Percy pokes fun at white sensibilities of the south, a brave thing to do in 1966, Gentleman‘s publication year. Barrett, after ditching Forney and waiting for a ride in Northern Virginia, has a terrific sequence of daydreams:
He studied his map. He reckoned he could not be more than twenty miles from Richmond. Richmond. Yes, had he not passed through it last night? As he ate Ritz crackers and sweet butter, he imagined how Richmond might be today if the war had ended differently. Perhaps Main Street would be the Wall Street of the South, and Broad might vie with New Orleans for opera and theater. Here in the White Oak Swamp might be located the great Lee-Randolph complex, bigger than GM and making better cars (the Lee surpassing both Lincoln and Cadillac, the Lil’ Reb outselling even Volkswagens). Richmond would have five million souls by now, William and Mary be as good as Harvard and less subverted. In Chattanooga and Mobile there would be talk of the “tough cynical Richmonders,” the Berliners of the hemisphere.
from Chapter 3, Part 4 of Walker Percy’s The Last Gentleman
Will Barrett is a Walker Percy character that deserves more discussion and debate. Is he a misaligned mental case or a “lost soul” type doing the best he can? Percy never answers for Barrett in The Last Gentleman, never betrays Barrett’s questioning/questing mind, or his seeming afflictions of amnesia and deja vu. Trying out his love for Kitty and/or Rita, Barrett observes the following:
Here it comes again, he thought, the sweet beast of catastrophe. Am I not like Rita after all and do I not also live by catastrophe? I can smell it out every time. Show me a strange house and I can walk straight to the door where the bad secrets are kept. The question is: is it always here that one seeks one’s health, here in the sweet, dread precincts of disaster? Strange: that her disaster now enables me, that now I could love her again and more easily from the pity of it.
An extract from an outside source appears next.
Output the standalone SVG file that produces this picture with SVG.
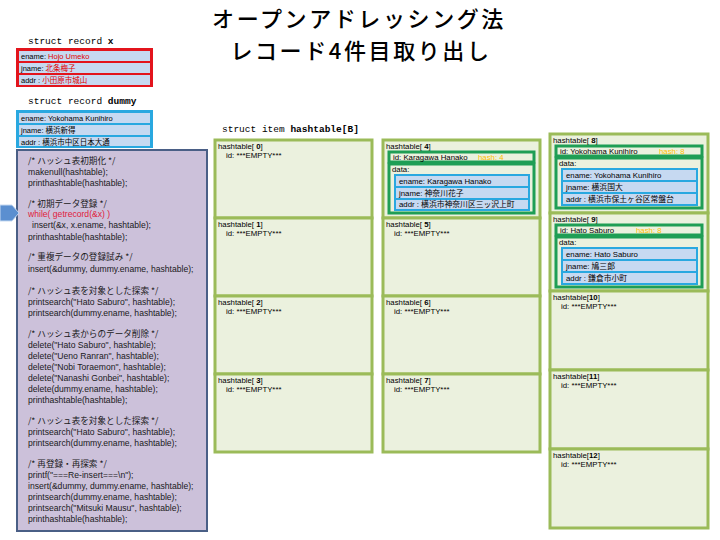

from Chapter 2, Part 12 of The Last Gentleman
Rereading the other 5 novels Percy wrote–not a fan of The Moviegoer, a novel I’ve read twice and remember nothing about–and going through the books in order, starting with novel number 2, The Last Gentleman. I love Percy’s deadpan humor and wonder about his place in American letters. He is so good and funny and “classic” and that he published in the era of Pynchon means he is likely thought of as a lesser talent. Not so, not with writing this good:
So well did he adapt that it always came as a surprise when two groups who got along with him did not get along with each other. For example, he had fallen in with an interracial group which met at a writer’s apartment in the Village on Friday nights. It did not strike him as in the least anomalous that on Saturday night he met with the Siberian Gentlemen, a nostalgic supper club of expatriate Southerners, mostly lawyers and brokers, who gathered at the Carlyle and spoke of going back to Charleston or Mobile. At two or three o’clock in the morning somebody would sigh and say, “You can’t go home again,” and everybody would go back to his Park Avenue apartment. One night he made the mistake of bringing a friend from the first group to the second, a Southerner like himself but a crude sort who had not yet mastered group skills and did not know the difference between cursing the governor of Virginia, who was a gentleman, and cursing the governor of Alabama, who was not. Thereafter the Siberians grew cool to him and he dropped out. Nor did he fare much better with the interracial group. On his way home from the Village, he was set upon by Harlem thugs in the park and given the beating of his life. When he related the incident at the next meeting his friends frowned and exchanged glances.